InSight’s recording of Martian winds isn’t what you’d hear if you were on the planet yourself. And if you start asking why, you’ll find out some bizarre and fascinating things about how winds work on alien worlds.
wanderers mars
Illustration from Erik Wernquist’s Wanderers

We live in a world where spacecraft are now routinely landing on other worlds and recording their sounds. Soviet probes aimed at Venus captured the thunder and howling winds on the volcanic world, giving us the first ever audio recording captured beyond Earth. We’ve been able to reconstruct the sound of alien rain on Saturn’s moon Titan. And now, for the first time, we get to hear the low hum of Martian winds sweeping down the planes. Except not exactly. You see, while InSight did in fact record a 10 to 15 mile per hour draft on Mars, the recording’s pitch had to be dialed up and its frequency sped up roughly 100 times for the human ear to make any real sense of it. But why is it so hard to hear them otherwise?

Unlike Venus or Titan, Mars has an extremely thin, barely there atmosphere stripped away by solar winds and with virtually no protection from its weak magnetosphere. It’s so thin and fragile that it might actually make the planet impossible to terraform if we ever wanted to try to make it even a little more like our world. Even hurricane force winds would feel like a gentle breeze because there’s just not enough air to impart any meaningful kinetic energy. So, if you were able to stand on the surface of Mars without a spacesuit, you’d probably hear and feel nothing, hence NASA had to help us out so we could get some appreciation of what they were able to record, which is still exquisitely haunting and beautiful in the end.

what about winds on other planets and moons?

With extremely thick atmospheres, you’d have absolutely no problem hearing and feeling the full force of the wind on worlds like Venus, Jupiter and the other gas giants, and of course, Titan. In the turbulent clouds of gas giants, the winds would never stop and without anything solid to act as a brake, gusts can howl at astonishing speeds. Neptune boasts the fastest winds in the solar system at 1,200 miles per hour, with Saturn not far behind as 1,118 mile per hour gales whip around its equator, making Jupiter seem almost inert by comparison with peak wind speeds of 384 miles per hour around its Great Red Spot.

Exactly how hard that wind would hit you will depend on your altitude in the gas giants’ vast atmospheres but analogies with the impacts of anything between a tornado and a freight train come to mind. At this point, we would consider the kinetic energy of winds on Venus and Titan because they have solid surfaces and very thick atmospheres, but on both worlds, a very odd and interesting thing happens as you descend through the clouds.
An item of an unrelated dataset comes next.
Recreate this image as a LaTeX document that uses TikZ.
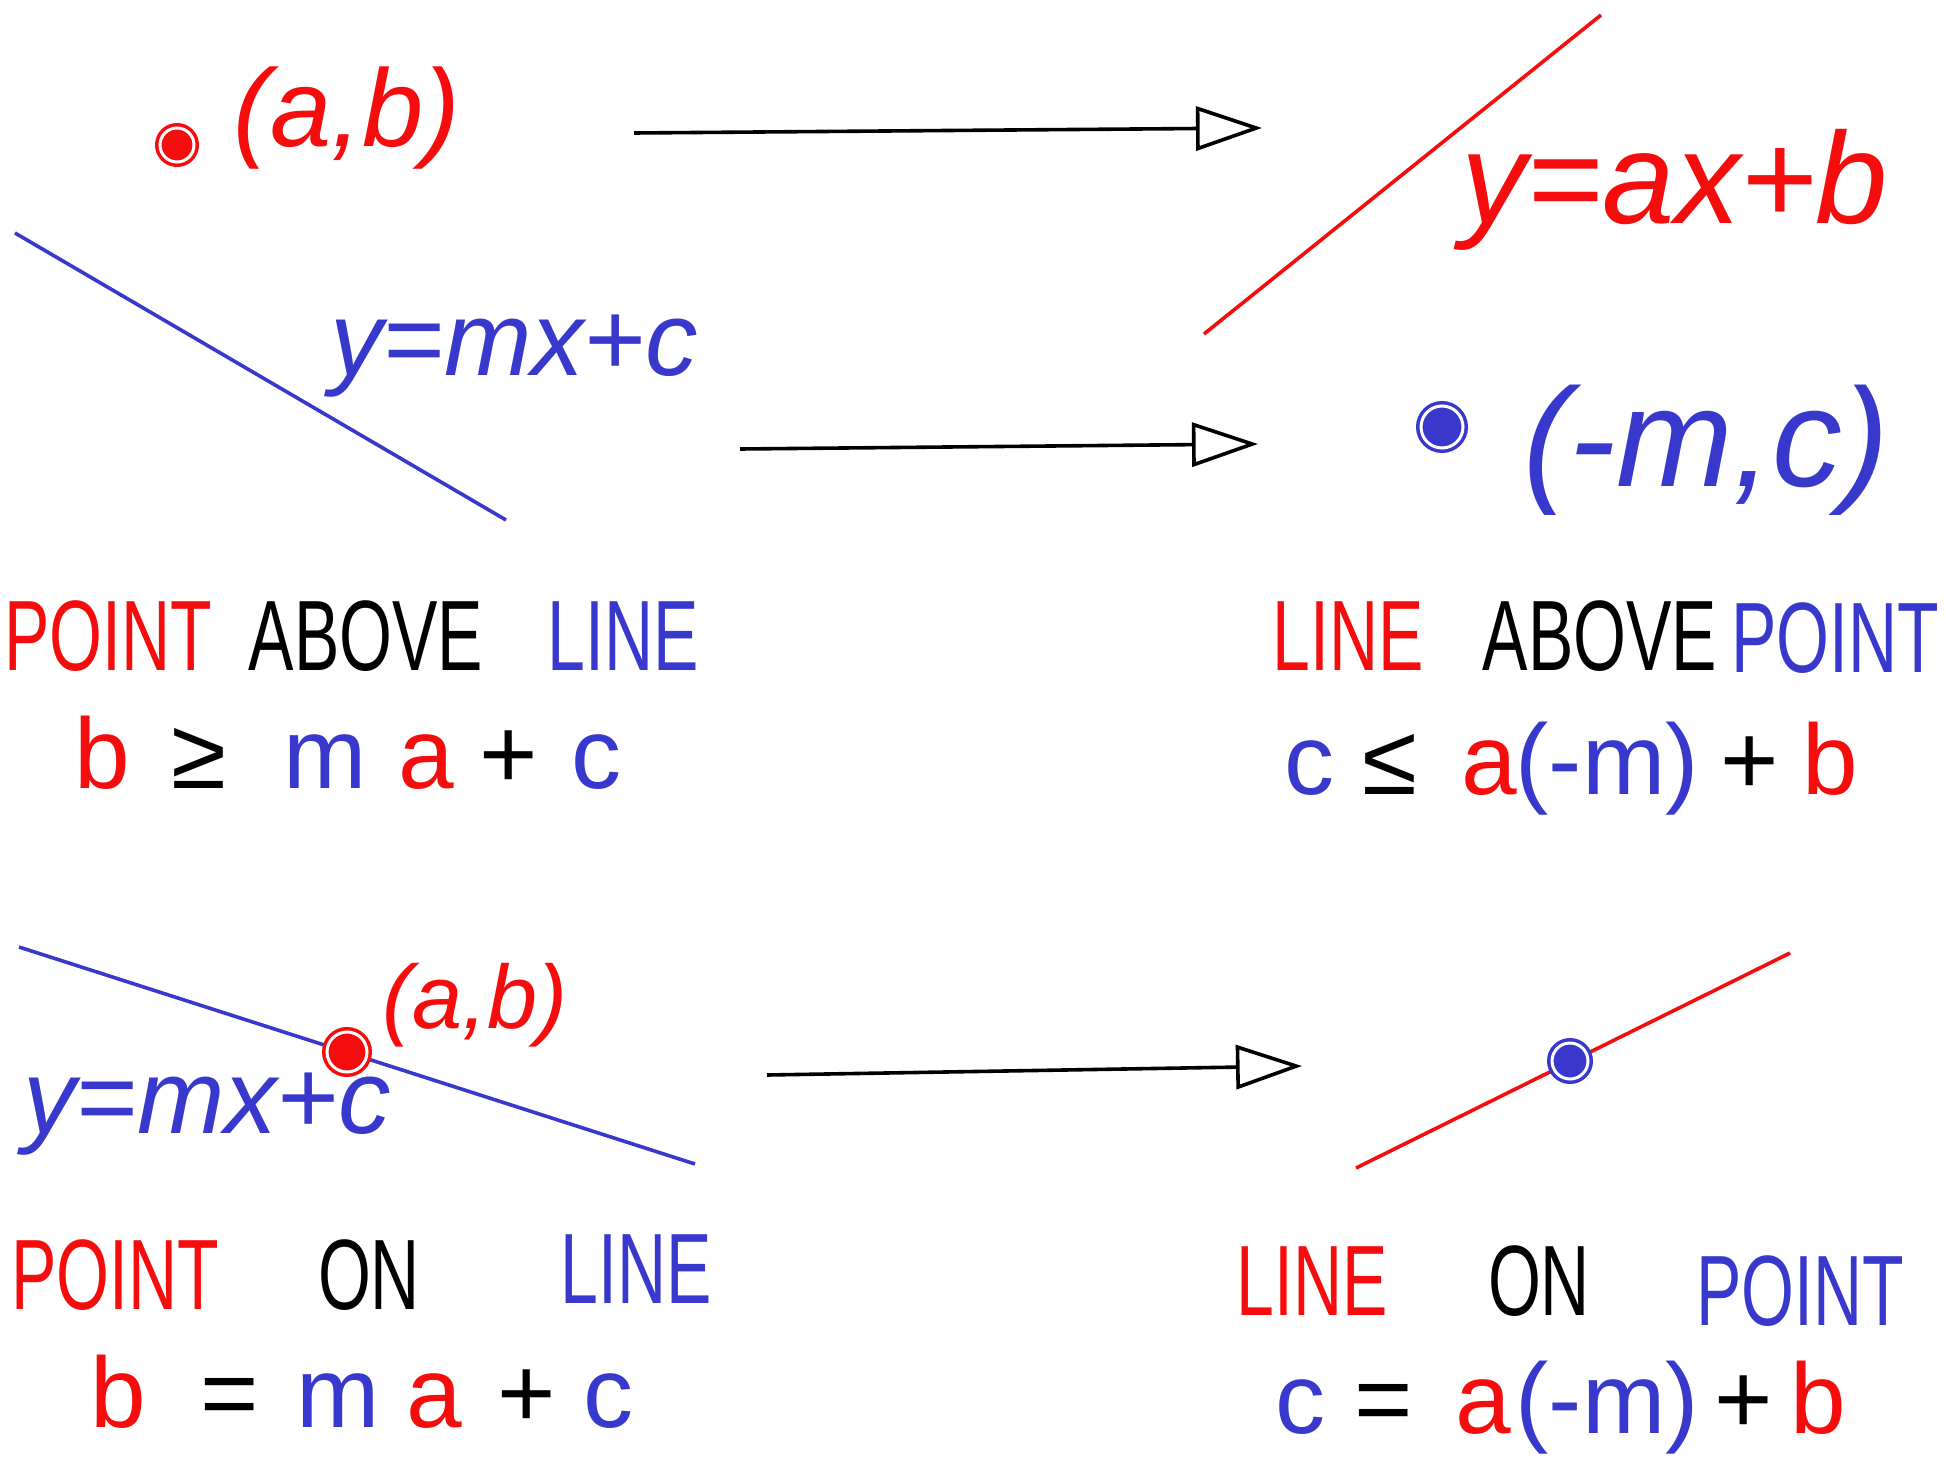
\documentclass[tikz,border=0pt]{standalone}
\usepackage{fontspec}
\setmainfont{Liberation Sans}
\newfontfamily\hand[FakeStretch=0.68]{Liberation Sans}
\usetikzlibrary{arrows.meta,positioning}
\definecolor{inkred}{rgb}{0.96,0.05,0.05}
\definecolor{inkblue}{rgb}{0.22,0.22,0.80}

\begin{document}
\begin{tikzpicture}[
  x=1pt, y=-1pt,
  word/.style={anchor=base, inner sep=0pt, font=\hand\fontsize{100}{110}\selectfont},
  sym/.style={anchor=base, inner sep=0pt, font=\fontsize{100}{110}\selectfont},
  lbl/.style={inner sep=0pt, font=\itshape\fontsize{#1}{#1}\selectfont},
  graphline/.style={line width=3.6pt},
  dot/.style={circle, draw=#1, line width=3.5pt, double=white, double distance=3pt,
              fill=#1, inner sep=0pt},
  arr/.style={line width=3.6pt, -{Triangle[open, length=66pt, width=44pt, line width=3.6pt]}}
]
\useasboundingbox (0,0) rectangle (1946,1466);

% point above line
\node[dot=inkred, minimum size=34pt] (ptA) at (177,145) {};
\node[lbl=110, inkred] (ptA-lbl) at (347,118) {(a,b)};
\coordinate (lnA-s) at (15,233);
\coordinate (lnA-e) at (506,520);
\draw[graphline, inkblue] (lnA-s) -- (lnA-e);
\node[lbl=105, inkblue] (lnA-lbl) at (514,356) {y=mx+c};

% dual: line above point
\coordinate (lnB-s) at (1204,334);
\coordinate (lnB-e) at (1601,15);
\draw[graphline, inkred] (lnB-s) -- (lnB-e);
\node[lbl=130, inkred] (lnB-lbl) at (1675,190) {y=ax+b};
\node[dot=inkblue, minimum size=42pt] (ptB) at (1442,427) {};
\node[lbl=140, inkblue] (ptB-lbl) at (1706,450) {(-m,c)};

\coordinate (arr1-s) at (634,133);
\coordinate (arr1-e) at (1262,128);
\draw[arr] (arr1-s) -- (arr1-e);
\coordinate (arr2-s) at (740,449);
\coordinate (arr2-e) at (1258,444);
\draw[arr] (arr2-s) -- (arr2-e);

\node[word, inkred] (pa-point) at (108,670) {POINT};
\node[word] (pa-above) at (366,670) {ABOVE};
\node[word, inkblue] (pa-line) at (623,670) {LINE};

\node[word, inkred] (lp-line) at (1348,670) {LINE};
\node[word] (lp-above) at (1600,670) {ABOVE};
\node[word, inkblue] (lp-point) at (1835,672) {POINT};

\node[sym, inkred] (pa-b) at (102,788) {b};
\node[sym] (pa-geq) at (199,788) {≥};
\node[sym, inkblue] (pa-m) at (325,788) {m};
\node[sym, inkred] (pa-a) at (426,788) {a};
\node[sym] (pa-plus) at (509,788) {+};
\node[sym, inkblue] (pa-c) at (596,788) {c};

\node[sym, inkblue] (lp-c) at (1309,794) {c};
\node[sym] (lp-leq) at (1390,794) {≤};
\node[sym, inkred] (lp-a) at (1489,794) {a};
\node[sym, inkblue] (lp-m) at (1607,794) {(-m)};
\node[sym] (lp-plus) at (1750,794) {+};
\node[sym, inkred] (lp-b) at (1830,794) {b};

% point on line
\coordinate (lnC-s) at (19,947);
\coordinate (lnC-e) at (695,1164);
\draw[graphline, inkblue] (lnC-s) -- (lnC-e);
\node[dot=inkred, minimum size=40pt] (ptC) at (347,1052) {};
\node[lbl=90, inkred] (ptC-lbl) at (475,1005) {(a,b)};
\node[lbl=105, inkblue] (lnC-lbl) at (207,1114) {y=mx+c};

\coordinate (arr3-s) at (767,1075);
\coordinate (arr3-e) at (1302,1066);
\draw[arr] (arr3-s) -- (arr3-e);

\coordinate (lnD-s) at (1356,1168);
\coordinate (lnD-e) at (1790,953);
\draw[graphline, inkred] (lnD-s) -- (lnD-e);
\node[dot=inkblue, minimum size=36pt] (ptD) at (1570,1061) {};

\node[word, inkred] (po-point) at (115,1309) {POINT};
\node[word] (po-on) at (369,1309) {ON};
\node[word, inkblue] (po-line) at (636,1303) {LINE};

\node[word, inkred] (lo-line) at (1312,1315) {LINE};
\node[word] (lo-on) at (1539,1315) {ON};
\node[word, inkblue] (lo-point) at (1800,1325) {POINT};

\node[sym, inkred] (po-b) at (118,1427) {b};
\node[sym] (po-eq) at (230,1427) {=};
\node[sym, inkblue] (po-m) at (338,1427) {m};
\node[sym, inkred] (po-a) at (434,1427) {a};
\node[sym] (po-plus) at (527,1427) {+};
\node[sym, inkblue] (po-c) at (608,1427) {c};

\node[sym, inkblue] (lo-c) at (1300,1433) {c};
\node[sym] (lo-eq) at (1384,1433) {=};
\node[sym, inkred] (lo-a) at (1483,1433) {a};
\node[sym, inkblue] (lo-m) at (1607,1433) {(-m)};
\node[sym] (lo-plus) at (1744,1433) {+};
\node[sym, inkred] (lo-b) at (1818,1433) {b};

\end{tikzpicture}
\end{document}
That atmospheric thickness means that gasses are compressed as you get close and closer to the surface and winds very quickly die down under the mass of the air through which they have to move.
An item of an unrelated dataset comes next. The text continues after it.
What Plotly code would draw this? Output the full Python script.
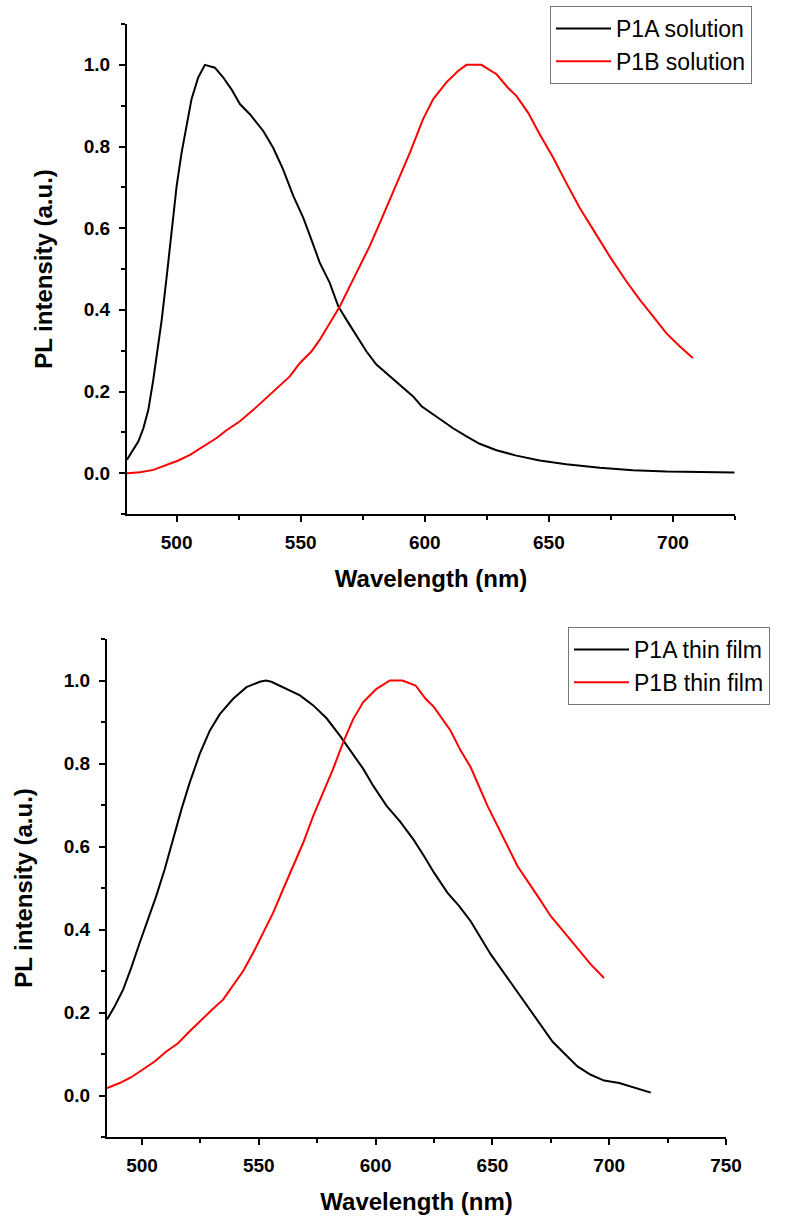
import plotly.graph_objects as go

# ---------------- data ----------------
sol_A_wl = [480, 484.6, 486.6, 488.6, 490.6, 492.2, 494, 496, 498, 500, 502, 504, 506, 508.7, 511.4,
            515.4, 518.8, 522.1, 525.5, 529.5, 534.9, 538.9, 542.9, 547, 551, 554.3, 557.7, 561.7,
            565.1, 568.4, 572.5, 576.5, 580.5, 585.9, 590.6, 595.3, 598.7, 602.7, 606, 611.4, 616.8,
            622.1, 628.9, 636.9, 646.3, 657, 670.5, 683.9, 697.3, 710.7, 724.8]
sol_A_int = [0.033, 0.078, 0.11, 0.155, 0.229, 0.294, 0.376, 0.482, 0.589, 0.703, 0.785, 0.85, 0.916,
             0.969, 1.0, 0.993, 0.969, 0.94, 0.904, 0.879, 0.838, 0.797, 0.744, 0.679, 0.626, 0.572,
             0.515, 0.466, 0.409, 0.376, 0.335, 0.298, 0.266, 0.237, 0.211, 0.188, 0.164, 0.147, 0.131,
             0.11, 0.09, 0.072, 0.056, 0.043, 0.031, 0.022, 0.013, 0.007, 0.004, 0.0025, 0.0016]

sol_B_wl = [480, 485.2, 490.6, 496, 500.7, 505.4, 510.7, 516.1, 520.1, 525.5, 530.9, 536.2, 541.6,
            545.6, 549.7, 554.3, 557.7, 561.7, 565.8, 569.8, 573.8, 577.8, 581.9, 585.9, 589.9, 594,
            599.3, 603.4, 608.7, 613.4, 616.8, 622.8, 628.9, 633.5, 636.9, 641.6, 646.3, 651.7, 657,
            662.4, 667.8, 674.5, 681.2, 686.6, 692, 697.3, 702.7, 708]
sol_B_int = [0.0, 0.002, 0.008, 0.02, 0.031, 0.045, 0.065, 0.086, 0.105, 0.127, 0.155, 0.184, 0.213,
             0.237, 0.27, 0.298, 0.327, 0.368, 0.409, 0.458, 0.507, 0.556, 0.613, 0.67, 0.728, 0.785,
             0.867, 0.916, 0.957, 0.985, 1.0, 1.0, 0.977, 0.944, 0.924, 0.883, 0.83, 0.773, 0.711,
             0.65, 0.597, 0.531, 0.47, 0.425, 0.384, 0.343, 0.311, 0.282]

film_A_wl = [485, 488.3, 491.9, 495.4, 499, 502.6, 506.1, 509.7, 513.3, 516.9, 520.4, 524.7, 529,
             533.3, 539, 544.7, 550.4, 553, 555.4, 560.4, 567.6, 573.3, 579, 584.7, 590.4, 594.7, 599,
             604.7, 610.5, 616.3, 620.7, 625, 630.7, 635.7, 640.7, 645, 649.3, 655, 660, 665, 670.7,
             675.7, 680.7, 686.4, 692.1, 697.8, 704.3, 710.7, 717.8]
film_A_int = [0.183, 0.215, 0.255, 0.308, 0.368, 0.424, 0.481, 0.545, 0.618, 0.69, 0.754, 0.823,
              0.879, 0.919, 0.956, 0.984, 0.997, 1.0, 0.997, 0.984, 0.964, 0.94, 0.909, 0.867, 0.823,
              0.787, 0.746, 0.698, 0.66, 0.616, 0.577, 0.537, 0.489, 0.457, 0.42, 0.38, 0.34, 0.295,
              0.255, 0.215, 0.167, 0.13, 0.102, 0.07, 0.05, 0.036, 0.03, 0.019, 0.007]

film_B_wl = [485, 490.4, 495.4, 500.4, 505.4, 510.4, 515.4, 520.4, 525.4, 530.4, 534.7, 539, 543.3,
             547.6, 551.8, 556.1, 560.4, 564.7, 569, 573.3, 577.6, 581.8, 586.1, 590.4, 594.7, 600.4,
             606.1, 611.5, 617.1, 621.4, 625, 632.1, 636.4, 640.7, 647.9, 653.6, 660.7, 669.3, 675,
             682.1, 687.8, 692.1, 697.8]
film_B_int = [0.018, 0.03, 0.044, 0.062, 0.082, 0.106, 0.126, 0.155, 0.183, 0.209, 0.231, 0.267,
              0.3, 0.344, 0.392, 0.44, 0.497, 0.553, 0.609, 0.674, 0.73, 0.787, 0.851, 0.907, 0.948,
              0.98, 1.0, 1.0, 0.988, 0.956, 0.936, 0.879, 0.831, 0.791, 0.698, 0.634, 0.553, 0.481,
              0.432, 0.384, 0.344, 0.316, 0.283]

names_top = ["P1A solution", "P1B solution"]
names_bot = ["P1A thin film", "P1B thin film"]
colors = ["#000000", "#ff0000"]

x_title = "Wavelength (nm)"
y_title = "PL intensity (a.u.)"

# ---------------- figure ----------------
W, H = 787, 1225
fig = go.Figure()

fig.add_trace(go.Scatter(x=sol_A_wl, y=sol_A_int, mode="lines", name=names_top[0],
                         line=dict(color=colors[0], width=2), xaxis="x", yaxis="y", legend="legend"))
fig.add_trace(go.Scatter(x=sol_B_wl, y=sol_B_int, mode="lines", name=names_top[1],
                         line=dict(color=colors[1], width=2), xaxis="x", yaxis="y", legend="legend"))
fig.add_trace(go.Scatter(x=film_A_wl, y=film_A_int, mode="lines", name=names_bot[0],
                         line=dict(color=colors[0], width=2), xaxis="x2", yaxis="y2", legend="legend2"))
fig.add_trace(go.Scatter(x=film_B_wl, y=film_B_int, mode="lines", name=names_bot[1],
                         line=dict(color=colors[1], width=2), xaxis="x2", yaxis="y2", legend="legend2"))

tick_font = dict(family="Arial, Liberation Sans", size=19, color="black", weight="bold")
title_font = dict(family="Arial, Liberation Sans", size=24, color="black", weight="bold")

def xax(domain, rng, anchor):
    return dict(domain=domain, range=rng, anchor=anchor, automargin=False,
                showline=True, linewidth=2, linecolor="black",
                ticks="outside", ticklen=6, tickwidth=2, tickcolor="black", tick0=500, dtick=50,
                minor=dict(ticks="outside", ticklen=4, tickwidth=2, tickcolor="black", dtick=25, tick0=500),
                showgrid=False, zeroline=False, tickfont=tick_font, ticklabelstandoff=4,
                title=dict(text=x_title, font=title_font, standoff=18))

def yax(domain, anchor):
    return dict(domain=domain, range=[-0.1, 1.1], anchor=anchor, automargin=False,
                showline=True, linewidth=2,
                linecolor="black", ticks="outside", ticklen=6, tickwidth=2, tickcolor="black",
                tick0=0, dtick=0.2, tickformat=".1f",
                minor=dict(ticks="outside", ticklen=4, tickwidth=2, tickcolor="black", dtick=0.1, tick0=0),
                showgrid=False, zeroline=False, tickfont=tick_font, ticklabelstandoff=5,
                title=dict(text=y_title, font=title_font, standoff=24))

legend_font = dict(family="Arial, Liberation Sans", size=23, color="black")

fig.update_layout(
    width=W, height=H,
    margin=dict(l=0, r=0, t=0, b=0, autoexpand=False),
    paper_bgcolor="white", plot_bgcolor="white",
    xaxis=xax([127 / W, 735 / W], [480, 725], "y"),
    yaxis=yax([1 - 514 / H, 1 - 24 / H], "x"),
    xaxis2=xax([107 / W, 726 / W], [485, 750], "y2"),
    yaxis2=yax([1 - 1137 / H, 1 - 639 / H], "x2"),
    legend=dict(x=550 / W, y=1 - 6 / H, xanchor="left", yanchor="top",
                bgcolor="white", bordercolor="#777777", borderwidth=1,
                font=legend_font, tracegroupgap=0, itemwidth=55),
    legend2=dict(x=568 / W, y=1 - 627 / H, xanchor="left", yanchor="top",
                 bgcolor="white", bordercolor="#777777", borderwidth=1,
                 font=legend_font, tracegroupgap=0, itemwidth=55),
    showlegend=True,
)

fig.write_html("out.html")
On Titan, winds reach maybe 2 miles per hour at ground level at their strongest. On Venus, they peak at 3 miles per hour. Still, because there’s so much mass in motion, they would feel like a stiff breeze of 20 to 25 miles per hour if we note that the gusts in question are strong enough to scatter small rocks and use the Beaufort scale to translate that into comparable conditions right here on Earth. You would certainly hear it as well, deeper and more ominous than you’d expect, with absolutely no need to increase the pitch or speed up frequency for your ear to know what’s happening.
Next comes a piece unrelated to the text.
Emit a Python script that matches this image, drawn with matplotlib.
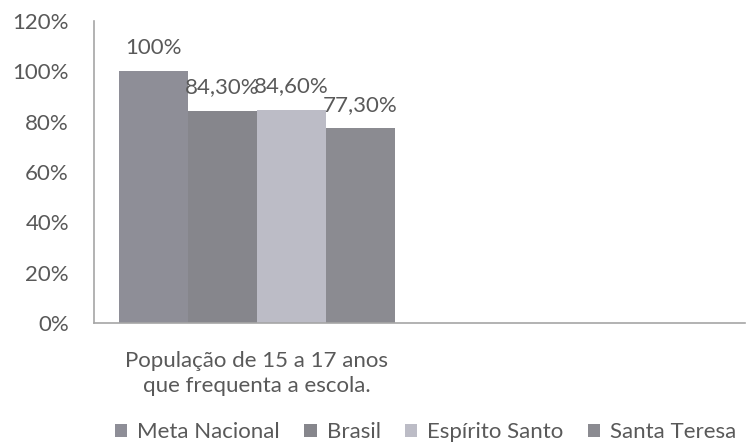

So, in case you ever look at the night sky and wonder about how different other planets are from the one on which you’re standing, consider that something seemingly as simple as the sound of moving air can be vastly different from world to world, what you’d consider a gentle breeze could be imperceptible on one planet and blow an umbrella out of your hand on another, and that sometimes, to appreciate what our robotic probes are detecting, we need to specially process the data they’ve gathered so you can even start making sense of it.